Operating environment <NUM> typically includes at least some form of computer readable media. Computer readable media can be any available media that can be accessed by processing unit <NUM> or other devices comprising the operating environment. By way of example, and not limitation, computer readable media can comprise computer storage media and communication media. Computer storage media includes volatile and nonvolatile, removable and non-removable media implemented in any method or technology for storage of information such as computer readable instructions, data structures, program modules or other data. Computer storage media includes, RAM, ROM, EEPROM, flash memory or other memory technology, CD-ROM, digital versatile disks (DVD) or other optical storage, magnetic cassettes, magnetic tape, magnetic disk storage or other magnetic storage devices, solid state storage, or any other tangible medium which can be used to store the desired information. Communication media embodies computer readable instructions, data structures, program modules, or other data in a modulated data signal such as a carrier wave or other transport mechanism and includes any information delivery media. By way of example, and not limitation, communication media includes wired media such as a wired network or direct-wired connection, and wireless media such as acoustic, RF, infrared and other wireless media. Combinations of the any of the above should also be included within the scope of computer readable media. A computer-readable device is a hardware device incorporating computer storage media.

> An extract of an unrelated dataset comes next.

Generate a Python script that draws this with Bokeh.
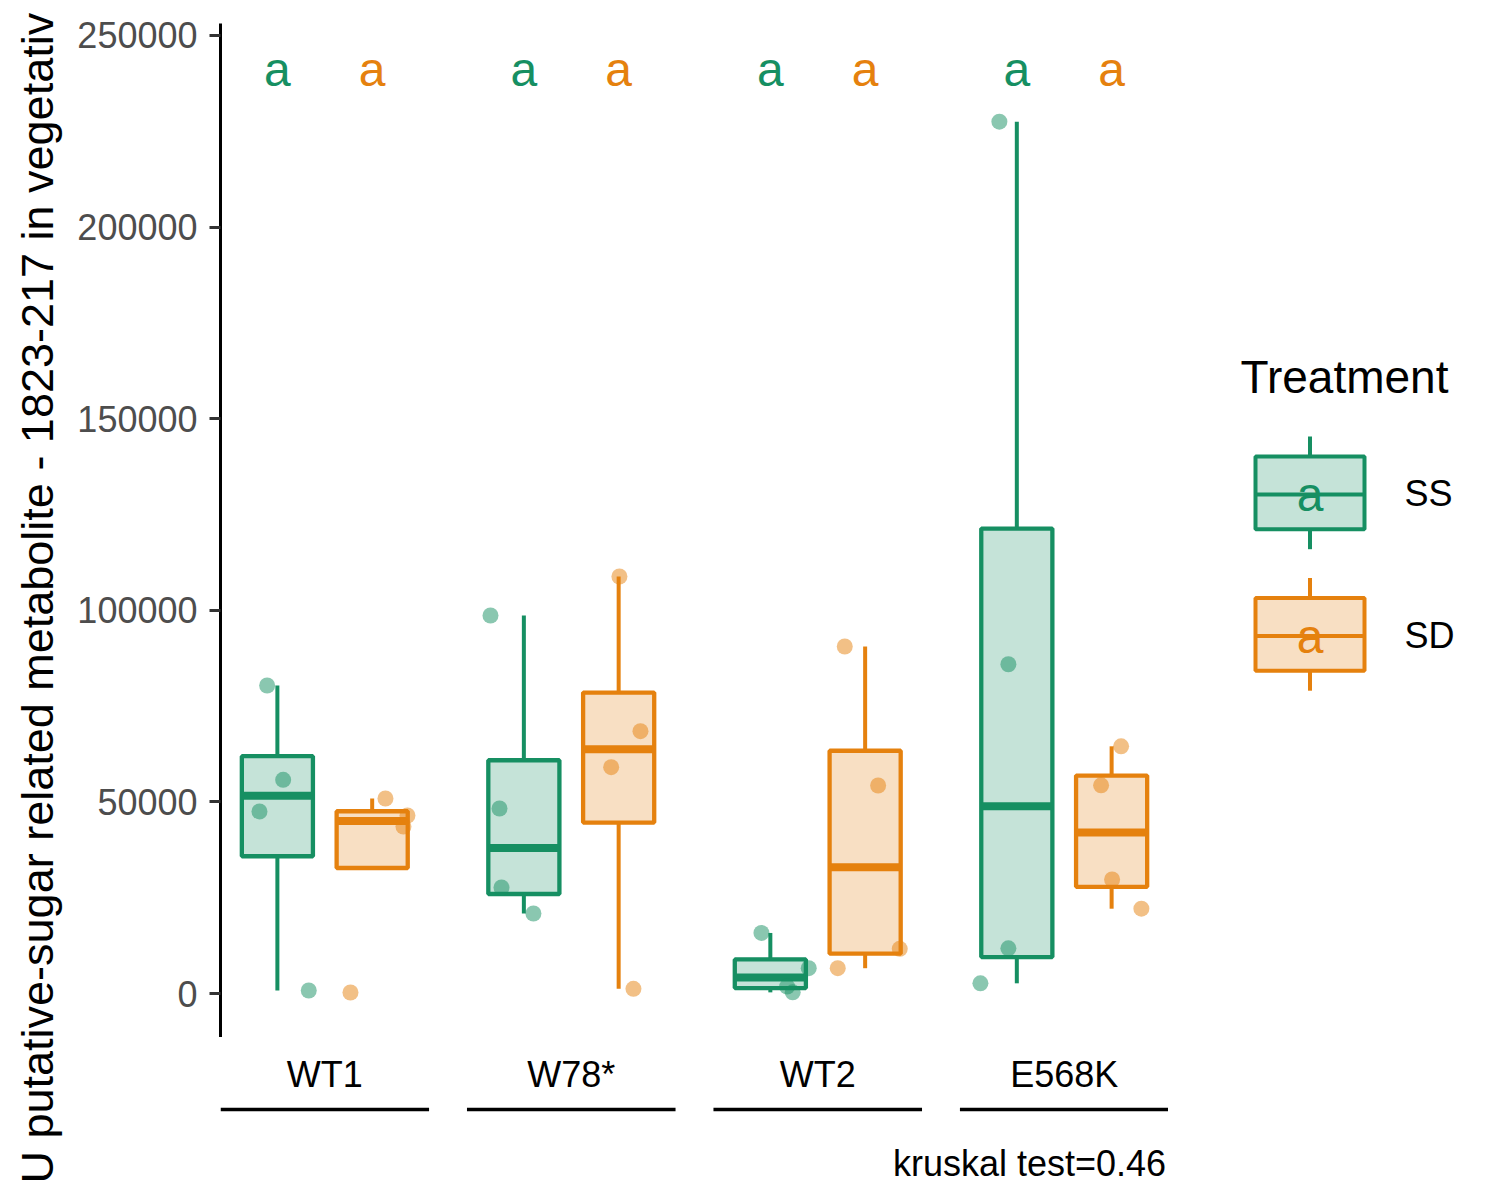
import numpy as np
from bokeh.plotting import figure
from bokeh.models import Range1d, FixedTicker, BasicTickFormatter
from bokeh.layouts import row, column
from bokeh.core.properties import value
from bokeh.embed import file_html
from bokeh.resources import INLINE

# ---------------- data ----------------
genotypes = ["WT1", "W78*", "WT2", "E568K"]
treatments = ["SS", "SD"]
colors = {"SS": "#168F62", "SD": "#E5810E"}

WT1_SS = [80380, 55770, 47490, 780]
WT1_SD = [50890, 46450, 43580, 260]
W78_SS = [98640, 48280, 27660, 20880]
W78_SD = [108820, 68450, 59060, 1230]
WT2_SS = [15800, 6600, 1800, 300]
WT2_SD = [90550, 54280, 11660, 6600]
E568K_SS = [227500, 85930, 11800, 2660]
E568K_SD = [64510, 54330, 29750, 22130]

# horizontal jitter of each point (in treatment-position units)
WT1_SS_jit = [-0.108, 0.061, -0.189, 0.331]
WT1_SD_jit = [0.140, 0.372, 0.330, -0.229]
W78_SS_jit = [-0.352, -0.257, -0.236, 0.101]
W78_SD_jit = [0.008, 0.230, -0.079, 0.156]
WT2_SS_jit = [-0.094, 0.405, 0.177, 0.236]
WT2_SD_jit = [-0.215, 0.137, 0.365, -0.289]
E568K_SS_jit = [-0.184, -0.089, -0.089, -0.384]
E568K_SD_jit = [0.100, -0.111, 0.005, 0.314]

letters_SS = ["a", "a", "a", "a"]
letters_SD = ["a", "a", "a", "a"]
letter_y = 241000
y_ticks = [0, 50000, 100000, 150000, 200000, 250000]
kruskal_label = "kruskal test=0.46"
y_title = "U putative-sugar related metabolite - 1823-217 in vegetativ"
legend_title = "Treatment"

values = {
    ("WT1", "SS"): WT1_SS, ("WT1", "SD"): WT1_SD,
    ("W78*", "SS"): W78_SS, ("W78*", "SD"): W78_SD,
    ("WT2", "SS"): WT2_SS, ("WT2", "SD"): WT2_SD,
    ("E568K", "SS"): E568K_SS, ("E568K", "SD"): E568K_SD,
}
jitters = {
    ("WT1", "SS"): WT1_SS_jit, ("WT1", "SD"): WT1_SD_jit,
    ("W78*", "SS"): W78_SS_jit, ("W78*", "SD"): W78_SD_jit,
    ("WT2", "SS"): WT2_SS_jit, ("WT2", "SD"): WT2_SD_jit,
    ("E568K", "SS"): E568K_SS_jit, ("E568K", "SD"): E568K_SD_jit,
}
letters = {"SS": letters_SS, "SD": letters_SD}

FONT = value("Liberation Sans")
PANEL_STEP = 2.6      # panel width 2.2 + spacing 0.4
BOX_W = 0.75
TOTAL_H = 1192
LEFT_W = 72
MAIN_BORDER = 148


def box_stats(v):
    v = np.asarray(v, float)
    q1, med, q3 = np.percentile(v, [25, 50, 75])
    iqr = q3 - q1
    inside = v[(v >= q1 - 1.5 * iqr) & (v <= q3 + 1.5 * iqr)]
    lo = min(q1, inside.min())
    hi = max(q3, inside.max())
    return q1, med, q3, lo, hi


def bare(fig):
    fig.outline_line_color = None
    fig.grid.visible = False
    fig.background_fill_color = "white"
    fig.border_fill_color = "white"
    return fig


xr = Range1d(0.4, 0.4 + PANEL_STEP * len(genotypes) - 0.4)

# ---------------- main figure ----------------
main = bare(figure(width=MAIN_BORDER + 948, height=1037, x_range=xr,
                   y_range=Range1d(-11480, 253130),
                   output_backend="svg", toolbar_location=None, title=None,
                   x_axis_location=None, min_border_left=MAIN_BORDER, min_border_right=0,
                   min_border_top=23, min_border_bottom=0))

ya = main.yaxis[0]
ya.ticker = FixedTicker(ticks=y_ticks)
ya.formatter = BasicTickFormatter(use_scientific=False)
ya.axis_line_width = 3
ya.axis_line_color = "black"
ya.major_tick_line_width = 3
ya.major_tick_line_color = "#333333"
ya.major_tick_in = 0
ya.major_tick_out = 11
ya.minor_tick_line_color = None
ya.major_label_text_font = "Liberation Sans"
ya.major_label_text_font_size = "36px"
ya.major_label_text_color = "#4D4D4D"
ya.major_label_standoff = 12

for gi, g in enumerate(genotypes):
    for ti, t in enumerate(treatments):
        xc = 1 + ti + PANEL_STEP * gi
        col = colors[t]
        v = values[(g, t)]
        q1, med, q3, lo, hi = box_stats(v)
        main.segment(x0=[xc, xc], y0=[q3, q1], x1=[xc, xc], y1=[hi, lo],
                     line_color=col, line_width=4)
        main.vbar(x=[xc], width=BOX_W, top=[q3], bottom=[q1], fill_color=col,
                  fill_alpha=0.25, line_color=col, line_width=4.3)
        main.segment(x0=[xc - BOX_W / 2], y0=[med], x1=[xc + BOX_W / 2], y1=[med],
                     line_color=col, line_width=8)
        xs = [xc + j for j in jitters[(g, t)]]
        main.scatter(x=xs, y=v, size=16, fill_color=col, fill_alpha=0.5,
                     line_color=None)
        main.text(x=[xc], y=[letter_y], text=[letters[t][gi]], text_color=col,
                  text_font=FONT, text_font_size="48px", text_align="center",
                  text_baseline="alphabetic")

# ---------------- bottom strip figure ----------------
bot_h = TOTAL_H - 1037
bottom = bare(figure(width=MAIN_BORDER + 948, height=bot_h, x_range=xr,
                     y_range=Range1d(0, bot_h),
                     output_backend="svg", toolbar_location=None, title=None,
                     x_axis_location=None, y_axis_location=None,
                     min_border_left=MAIN_BORDER, min_border_right=0,
                     min_border_top=0, min_border_bottom=0))
n = len(genotypes)
centers = [1.5 + PANEL_STEP * i for i in range(n)]
bottom.text(x=centers, y=[118] * n, text=genotypes, text_color="black",
            text_font=FONT, text_font_size="36px", text_align="center",
            text_baseline="alphabetic")
bottom.segment(x0=[0.4 + PANEL_STEP * i for i in range(n)], y0=[83] * n,
               x1=[2.6 + PANEL_STEP * i for i in range(n)], y1=[83] * n,
               line_color="black", line_width=3.5)
bottom.text(x=[xr.end - 0.025], y=[29], text=[kruskal_label], text_color="black",
            text_font=FONT, text_font_size="36px", text_align="right",
            text_baseline="alphabetic")

# ---------------- y title figure ----------------
left = bare(figure(width=LEFT_W, height=TOTAL_H, x_range=Range1d(0, LEFT_W),
                   y_range=Range1d(0, TOTAL_H),
                   output_backend="svg", toolbar_location=None, title=None,
                   x_axis_location=None, y_axis_location=None,
                   min_border_left=0, min_border_right=0, min_border_top=0,
                   min_border_bottom=0))
left.text(x=[37], y=[9], text=[y_title], angle=np.pi / 2, text_color="black",
          text_font=FONT, text_font_size="45px", text_align="left",
          text_baseline="alphabetic")

# ---------------- legend figure ----------------
leg_w = 1492 - (LEFT_W + MAIN_BORDER + 948)
leg = bare(figure(width=leg_w, height=TOTAL_H, x_range=Range1d(0, leg_w),
                  y_range=Range1d(0, TOTAL_H),
                  output_backend="svg", toolbar_location=None, title=None,
                  x_axis_location=None, y_axis_location=None,
                  min_border_left=0, min_border_right=0, min_border_top=0,
                  min_border_bottom=0))
leg.text(x=[72], y=[816], text=[legend_title], text_color="black", text_font=FONT,
         text_font_size="46px", text_align="left", text_baseline="alphabetic")
for ti, t in enumerate(treatments):
    col = colors[t]
    dy = -141.5 * ti
    kx = 141.5
    leg.segment(x0=[kx, kx], y0=[736 + dy, 663.3 + dy], x1=[kx, kx],
                y1=[756 + dy, 643.3 + dy], line_color=col, line_width=4)
    leg.quad(left=[87], right=[196], top=[736 + dy], bottom=[663.3 + dy], fill_color=col,
             fill_alpha=0.25, line_color=col, line_width=4)
    leg.segment(x0=[87], y0=[698 + dy], x1=[196], y1=[698 + dy], line_color=col,
                line_width=4)
    leg.text(x=[kx], y=[698 + dy], text=["a"], text_color=col, text_font=FONT,
             text_font_size="48px", text_align="center", text_baseline="alphabetic")
    leg.text(x=[236], y=[699 + dy], text=[t], text_color="black", text_font=FONT,
             text_font_size="36px", text_align="left", text_baseline="alphabetic")

layout = row(left, column(main, bottom), leg)
open("out.html", "w").write(file_html(layout, INLINE))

The operating environment <NUM> can be a single computer operating in a networked environment using logical connections to one or more remote computers. The remote computer can be a personal computer, a server, a router, a network PC, a peer device or other common network node, and typically includes many or all of the elements described above as well as others not so mentioned. The logical connections can include any method supported by available communications media. Such networking environments are commonplace in offices, enterprise-wide computer networks, intranets and the Internet.

Claim 1:
A computer-implemented method (<NUM>) for confirming tissue specimens removed using contrast-enhanced x-ray imaging, the method comprising:
receiving (<NUM>) a specimen (<NUM>) of breast tissue removed during a biopsy from a site of a patient's breast (<NUM>) subsequent to an injection of a vascular contrast agent into the patient;
capturing (<NUM>) a high energy image of the specimen (<NUM>);
capturing (<NUM>) a low energy image of the specimen (<NUM>);
subtracting (<NUM>) the low energy image from the high energy image to generate a subtracted image of the specimen; and
determining (<NUM>), based on the subtracted image of the specimen (<NUM>), that the contrast agent is present within the specimen (<NUM>) to confirm that the site from which the specimen (<NUM>) was removed is an intended area of interest for the biopsy,
wherein the intended area of interest for the biopsy is an area including at least a portion of potentially abnormal breast tissue, and
wherein the contrast agent is opaque in the high energy image of the specimen and the contrast agent is translucent in the low energy image of the specimen such that the presence of the contrast agent in the specimen is visible in the subtracted image of the specimen (<NUM>) when the low energy image is subtracted from the high energy image.